Continuing with processor.py and our definition of GoDataProcessor, you simply concatenate all arrays into one.

Listing 7.11. Consolidating individual NumPy arrays of features and labels into one set
    def consolidate_games(self, data_type, samples):
        files_needed = set(file_name for file_name, index in samples)
        file_names = []
        for zip_file_name in files_needed:
            file_name = zip_file_name.replace('.tar.gz', '') + data_type
            file_names.append(file_name)

        feature_list = []
        label_list = []
        for file_name in file_names:
            file_prefix = file_name.replace('.tar.gz', '')
            base = self.data_dir + '/' + file_prefix + '_features_*.npy'
            for feature_file in glob.glob(base):
                label_file = feature_file.replace('features', 'labels')
                x = np.load(feature_file)
                y = np.load(label_file)
                x = x.astype('float32')
                y = to_categorical(y.astype(int), 19 * 19)
                feature_list.append(x)
                label_list.append(y)
        features = np.concatenate(feature_list, axis=0)
        labels = np.concatenate(label_list, axis=0)
        np.save('{}/features_{}.npy'.format(self.data_dir, data_type),
 features)
        np.save('{}/labels_{}.npy'.format(self.data_dir, data_type), labels)

        return features, labels

You can test this implementation by loading features and labels for 100 games as follows.

Listing 7.12. Loading training data from 100 game records
from dlgo.data.processor import GoDataProcessor

processor = GoDataProcessor()
features, labels = processor.load_go_data('train', 100)

These features and labels have been encoded with your oneplane encoder from chapter 6, meaning they have exactly the same structure. In particular, you can go ahead and train any of the networks you created in chapter 6 with the data you just created. Don’t expect too much in terms of evaluation performance if you do so. Although this real-world game data is much better than the games generated in chapter 6, you’re now working with 19 × 19 Go data, which is much more complex than games played on 9 × 9 boards.

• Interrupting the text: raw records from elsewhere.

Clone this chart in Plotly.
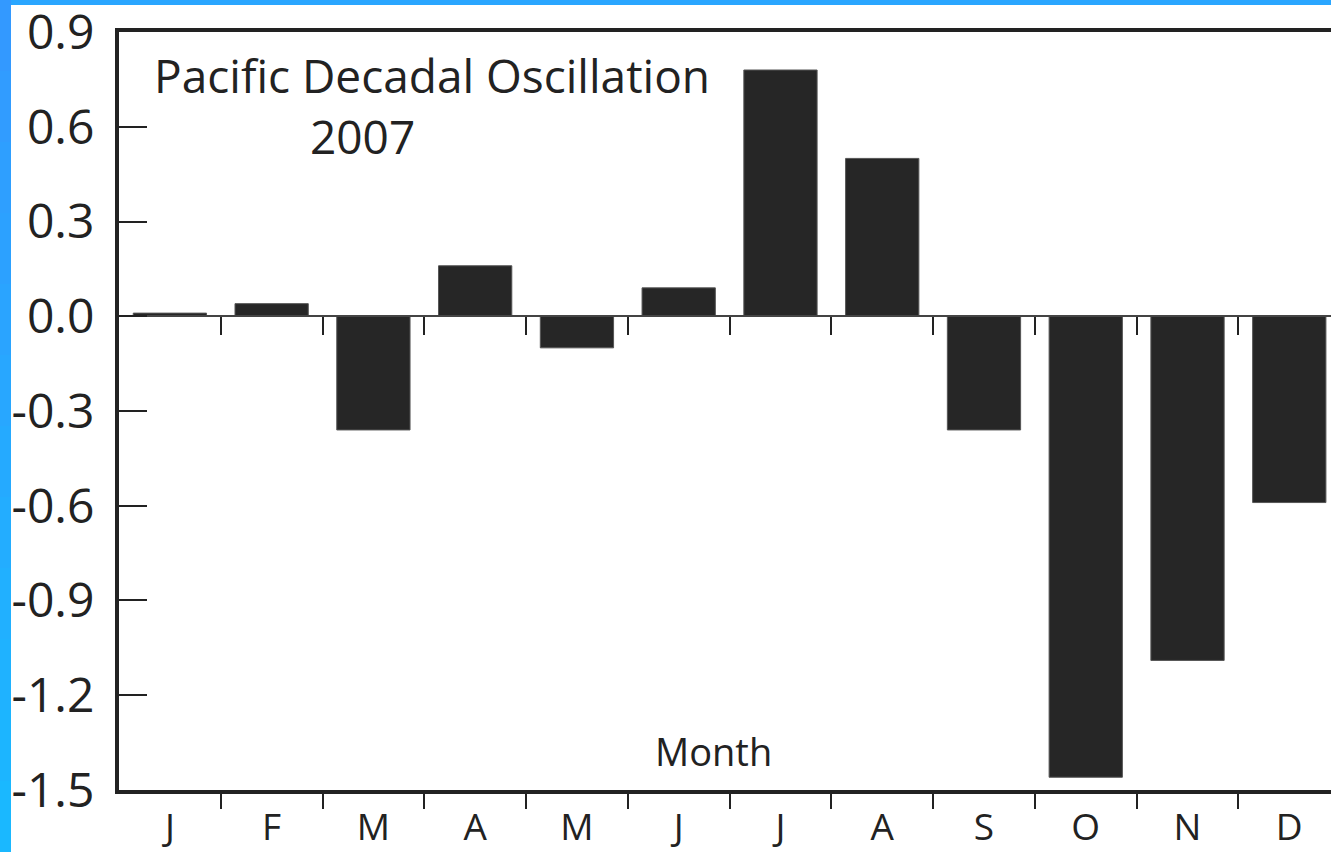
import plotly.graph_objects as go

months = ["J", "F", "M", "A", "M", "J", "J", "A", "S", "O", "N", "D"]
pdo_2007 = [0.01, 0.04, -0.36, 0.16, -0.10, 0.09, 0.78, 0.50, -0.36, -1.46, -1.09, -0.59]
y_ticks = [0.9, 0.6, 0.3, 0.0, -0.3, -0.6, -0.9, -1.2, -1.5]
y_tick_text = ["0.9", "0.6", "0.3", "0.0", "-0.3", "-0.6", "-0.9", "-1.2", "-1.5"]

x_pos = list(range(len(months)))
boundaries = [i + 0.5 for i in range(len(months) - 1)]
x_range = [-0.5, 11.41]
y_range = [-1.5004, 0.9004]

W, H = 1331, 852
L, R, T, B = 119, 0, 32, 62
pw, ph = W - L - R, H - T - B

def px_x(p):
    return (p - L) / pw

def px_y(p):
    return 1 - (p - T) / ph

ink = "#222222"
font = "Open Sans"

fig = go.Figure()
fig.add_trace(go.Bar(x=x_pos, y=pdo_2007, width=0.72,
                     marker=dict(color="#262626", line=dict(color="#555555", width=1)),
                     hoverinfo="skip", showlegend=False))
# helper invisible traces so overlay axes render
fig.add_trace(go.Scatter(x=[0], y=[0], xaxis="x2", mode="markers",
                         marker=dict(opacity=0), hoverinfo="skip", showlegend=False))
fig.add_trace(go.Scatter(x=[0], y=[0], xaxis="x3", mode="markers",
                         marker=dict(opacity=0), hoverinfo="skip", showlegend=False))

zero_pos = (0 - y_range[0]) / (y_range[1] - y_range[0])

fig.update_layout(
    width=W, height=H,
    margin=dict(l=L, r=R, t=T, b=B, pad=0, autoexpand=False),
    paper_bgcolor="#2aa6ff",
    plot_bgcolor="white",
    showlegend=False,
    xaxis=dict(range=x_range, tickvals=x_pos, ticktext=months, ticks="",
               showline=True, linecolor=ink, linewidth=4, mirror=True,
               showgrid=False, zeroline=False, fixedrange=True, automargin=False,
               ticklabeloverflow="allow",
               tickfont=dict(family=font, size=37, color=ink), ticklabelstandoff=2),
    xaxis3=dict(range=x_range, overlaying="x", anchor="y", side="bottom",
                tickvals=boundaries, ticks="outside", ticklen=18, tickwidth=2, tickcolor=ink,
                showticklabels=False, showline=False, showgrid=False, zeroline=False,
                automargin=False),
    xaxis2=dict(range=x_range, overlaying="x", anchor="free", position=zero_pos, side="bottom",
                tickvals=boundaries, ticks="outside", ticklen=18, tickwidth=2, tickcolor=ink,
                showticklabels=False, showline=True, linecolor="#444444", linewidth=2,
                showgrid=False, zeroline=False, automargin=False),
    yaxis=dict(range=y_range, tickvals=y_ticks, ticktext=y_tick_text,
               ticks="inside", ticklen=28, tickwidth=2, tickcolor=ink,
               showline=True, linecolor=ink, linewidth=4, mirror=False,
               showgrid=False, zeroline=False, fixedrange=True, automargin=False,
               ticklabeloverflow="allow",
               tickfont=dict(family=font, size=48, color=ink), ticklabelstandoff=11),
    annotations=[
        dict(text="Pacific Decadal Oscillation", xref="paper", yref="paper",
             x=px_x(152), y=px_y(75), xanchor="left", yanchor="middle", showarrow=False,
             font=dict(family=font, size=46, color=ink)),
        dict(text="2007", xref="paper", yref="paper",
             x=px_x(362), y=px_y(136), xanchor="center", yanchor="middle", showarrow=False,
             font=dict(family=font, size=46, color=ink)),
        dict(text="Month", xref="paper", yref="paper",
             x=px_x(713), y=px_y(751), xanchor="center", yanchor="middle", showarrow=False,
             font=dict(family=font, size=38, color=ink)),
    ],
)

# white page area over blue frame, and gradient left strip
shapes = [dict(type="rect", xref="paper", yref="paper", layer="below",
               x0=px_x(11), x1=1.05, y0=-0.2, y1=px_y(5),
               fillcolor="white", line=dict(width=0))]
n = 12
c_top = (0x33, 0x99, 0xff)
c_bot = (0x1a, 0xb8, 0xff)
for i in range(n):
    t = i / (n - 1)
    c = tuple(int(round(a + (b - a) * t)) for a, b in zip(c_top, c_bot))
    shapes.append(dict(type="rect", xref="paper", yref="paper", layer="below",
                       x0=px_x(0), x1=px_x(11),
                       y0=px_y(H * (i + 1) / n), y1=px_y(H * i / n),
                       fillcolor="rgb(%d,%d,%d)" % c, line=dict(width=0)))
fig.update_layout(shapes=shapes)

fig.write_html("out.html", config={"displayModeBar": False},
               post_script="document.body.style.margin='0';document.body.style.overflow='hidden';")
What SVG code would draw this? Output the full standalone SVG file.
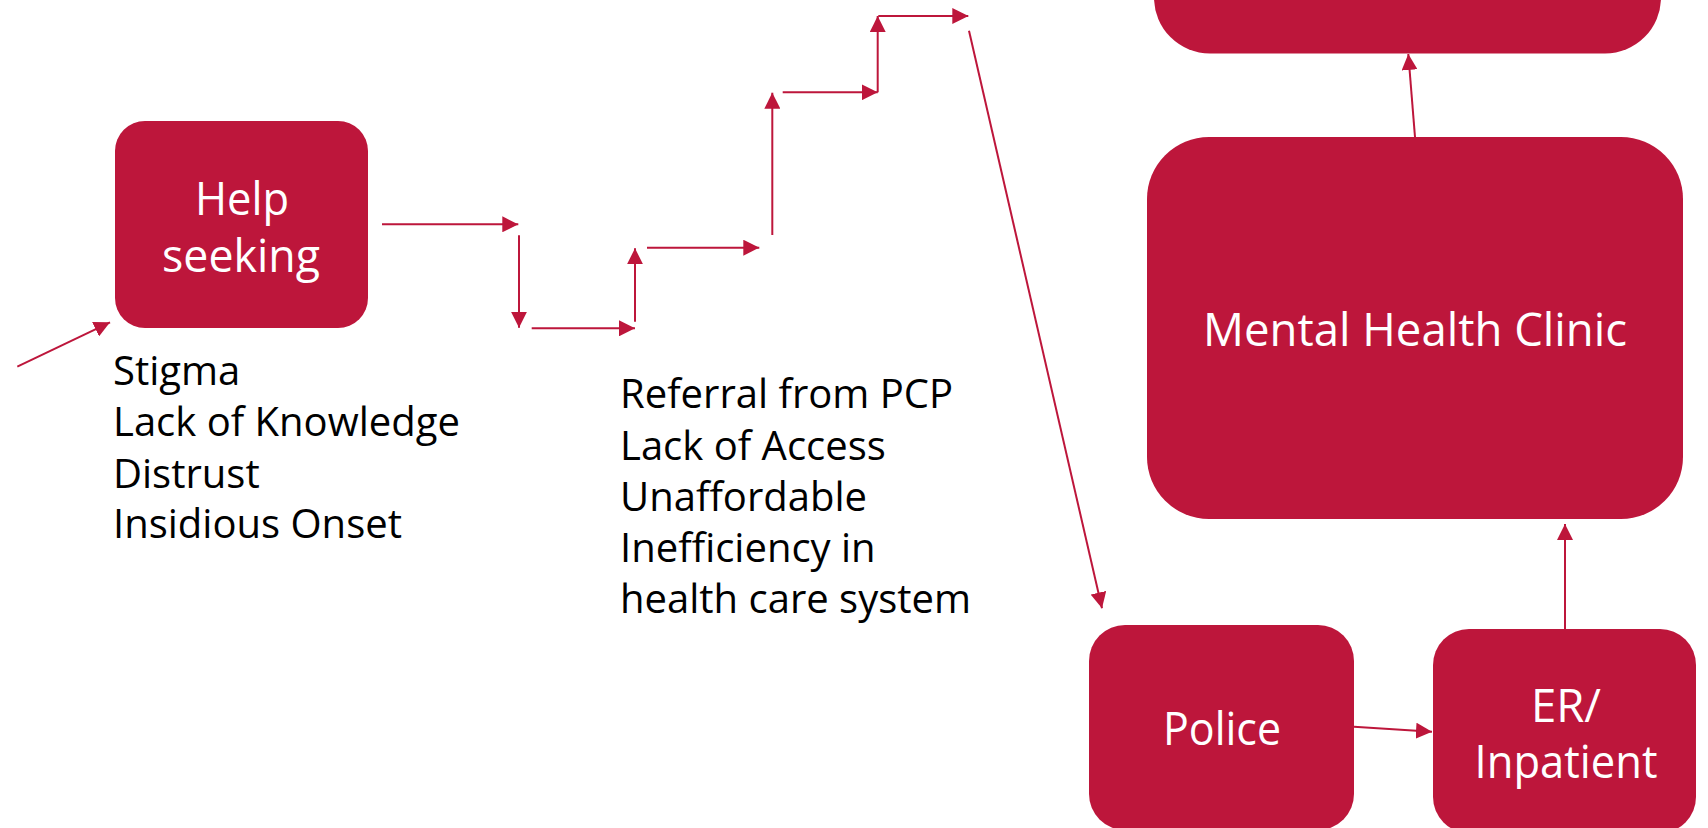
<svg xmlns="http://www.w3.org/2000/svg" width="1708" height="828" viewBox="0 0 1708 828">
<style>
.box{fill:#BD163B}
.wt{fill:#FFFFFF;font-family:"Open Sans","Noto Sans",sans-serif;font-size:45px;text-anchor:middle}
.bt{fill:#000000;font-family:"Open Sans","Noto Sans",sans-serif;font-size:40px}
.cn{stroke:#BD163B;stroke-width:2;fill:none;marker-end:url(#ah)}
</style>
<defs>
<marker id="ah" viewBox="0 0 16 16" refX="16" refY="8" markerWidth="16" markerHeight="16" markerUnits="userSpaceOnUse" orient="auto">
<path d="M0,0 L16,8 L0,16 z" fill="#BD163B"/>
</marker>
</defs>
<rect width="1708" height="828" fill="#FFFFFF"/>
<g id="node-top">
<rect class="box" x="1154" y="-150" width="507" height="203.5" rx="56" ry="56"/>
</g>
<g id="node-help">
<rect class="box" x="115" y="121" width="253" height="207" rx="30" ry="30"/>
<text class="wt" x="242" y="215" font-size="47" textLength="94" lengthAdjust="spacingAndGlyphs">Help</text>
<text class="wt" x="241" y="272" font-size="47" textLength="158" lengthAdjust="spacingAndGlyphs">seeking</text>
</g>
<g id="text-barriers1">
<text class="bt" x="113" y="385">Stigma</text>
<text class="bt" x="113" y="436">Lack of Knowledge</text>
<text class="bt" x="113" y="488">Distrust</text>
<text class="bt" x="113" y="538">Insidious Onset</text>
</g>
<g id="text-barriers2">
<text class="bt" x="620" y="408">Referral from PCP</text>
<text class="bt" x="620" y="459.5">Lack of Access</text>
<text class="bt" x="620" y="510.7">Unaffordable</text>
<text class="bt" x="620" y="561.7">Inefficiency in</text>
<text class="bt" x="620" y="612.7">health care system</text>
</g>
<g id="node-mhc">
<rect class="box" x="1147" y="137" width="536" height="382" rx="62" ry="62"/>
<text class="wt" x="1415" y="346" textLength="424" lengthAdjust="spacingAndGlyphs">Mental Health Clinic</text>
</g>
<g id="node-police">
<rect class="box" x="1089" y="625" width="265" height="205" rx="36" ry="36"/>
<text class="wt" x="1222" y="745" textLength="118" lengthAdjust="spacingAndGlyphs">Police</text>
</g>
<g id="node-er">
<rect class="box" x="1433" y="629" width="263" height="204" rx="36" ry="36"/>
<text class="wt" x="1566" y="722" textLength="70" lengthAdjust="spacingAndGlyphs">ER/</text>
<text class="wt" x="1566" y="778" textLength="183" lengthAdjust="spacingAndGlyphs">Inpatient</text>
</g>
<g id="connectors">
<line class="cn" x1="17.3" y1="366.7" x2="110" y2="322.3"/>
<line class="cn" x1="382" y1="224.3" x2="518.3" y2="224.3"/>
<line class="cn" x1="519" y1="235.3" x2="519" y2="327.7"/>
<line class="cn" x1="531.7" y1="328.3" x2="635" y2="328.3"/>
<line class="cn" x1="635" y1="321.7" x2="635" y2="248.3"/>
<line class="cn" x1="647" y1="247.7" x2="759.3" y2="247.7"/>
<line class="cn" x1="772.3" y1="235" x2="772.3" y2="92.7"/>
<line class="cn" x1="782.7" y1="92.3" x2="877.7" y2="92.3"/>
<line class="cn" x1="877.7" y1="92.3" x2="877.7" y2="16"/>
<line class="cn" x1="878.3" y1="16" x2="968.3" y2="16"/>
<line class="cn" x1="969" y1="30.7" x2="1102" y2="608.3"/>
<line class="cn" x1="1354" y1="726.7" x2="1432" y2="731.7"/>
<line class="cn" x1="1565" y1="629" x2="1565" y2="524"/>
<line class="cn" x1="1415" y1="137" x2="1408.3" y2="54"/>
</g>
</svg>
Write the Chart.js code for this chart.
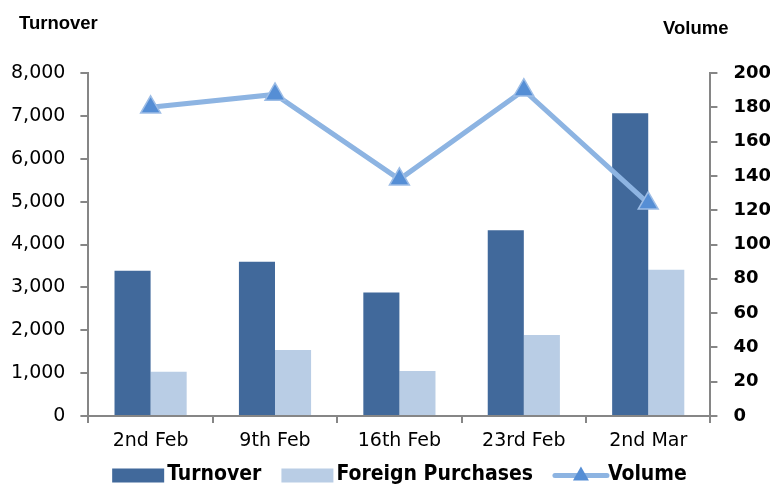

The procedure of loading a lot of smaller files into memory for consolidation can potentially lead to out-of-memory exceptions when loading large amounts of data. You’ll address this issue in the next section by using a data generator to provide just the next mini-batch of data needed for model training.

7.2.3. Building a Go data generator to load data efficiently

The KGS index you downloaded from https://u-go.net/gamerecords/ contains well over 170,000 games, translating into many millions of Go moves to predict. Loading all of these data points into a single pair of NumPy arrays will become increasingly difficult as you load more and more game records. Your approach to consolidate games is doomed to break down at some point.

Instead, we suggest a smart replacement for consolidate_games in your GoDataProcessor. Note that in the end, all a neural network needs for training is that you feed it mini-batches of features and labels one by one. There’s no need to keep data in memory at all times. So, what you’re going to build next is a generator for Go data. If you know the concept of generators from Python, you’ll immediately recognize the pattern of what you’re building. If not, think of a generator as a function that efficiently provides you with just the next batch of data you need, when you need it.

To start, let’s initialize a DataGenerator. Put this code into generator.py inside the data module. You initialize such a generator by providing a local data_directory and samples as provided by your Sampler in GoDataProcessor.

Listing 7.13. The signature of a Go data generator
import glob
import numpy as np
from keras.utils import to_categorical


class DataGenerator:
    def __init__(self, data_directory, samples):
        self.data_directory = data_directory
        self.samples = samples
        self.files = set(file_name for file_name, index in samples)    1
        self.num_samples = None

    def get_num_samples(self, batch_size=128, num_classes=19 * 19):    2
        if self.num_samples is not None:
            return self.num_samples
        else:
            self.num_samples = 0
            for X, y in self._generate(batch_size=batch_size,
                                       num_classes=num_classes):
                self.num_samples += X.shape[0]
            return self.num_samples

  • 1 Your generator has access to a set of files that you sampled earlier.
  • 2 Depending on the application, you may need to know how many examples you have.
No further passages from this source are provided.